Machine Teaching studies how efficiently a teacher can guide a learner to acquire a target hypothesis.
The classic works date back to the 1990’s [Shinohara91,Goldman95] consider the setting where the teacher sends in one shot a set of labeled examples to the learner, who then has to output the correct target hypothesis. In the more recent studies, the focus has been on the interactive setting, where the Teacher and Leaner interact over multiple rounds. In each round, the teacher sends examples to the learner, who returns some feedback; this process continues until the learner reaches the target hypothesis (or a good approximation of it). Machine teaching models have proved useful in several contexts, e.g., crowd sourcing, intelligent tutoring systems, analysis of training set attacks.
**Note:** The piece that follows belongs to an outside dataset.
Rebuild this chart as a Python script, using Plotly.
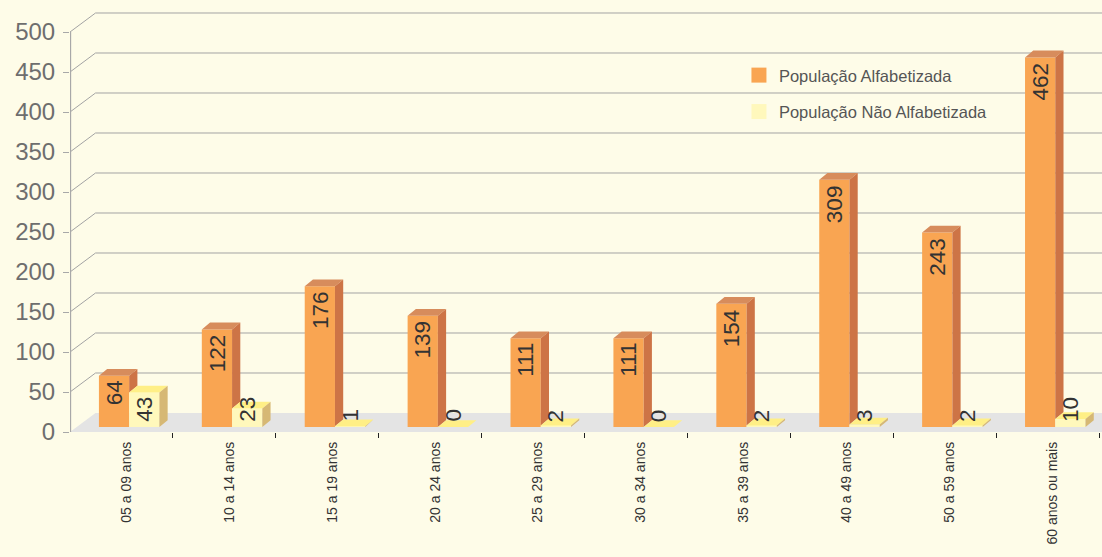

Moreover, commercial tools are under development by the Microsoft Machine Teaching Group, as detailed on their web page, which are based on, or employ, the paradigm of machine teaching, e.g., PICL, which leverages the selection of examples that maximize the training value of the interaction with the teacher; LUIS for natural language understanding; and other projects on building models for autonomous systems, and tools enabling non-experts of machine learning to build their models.
Foundations: From PAC learning to Active learning, to Machine Teaching; Teaching dimension concepts (batch, sequential, recursive, VC-dimension and sample compression); Interactive Machine Teaching and Black Box machine teaching; Application: human/robot/computer interaction, training-set attacks, crowdsourcing.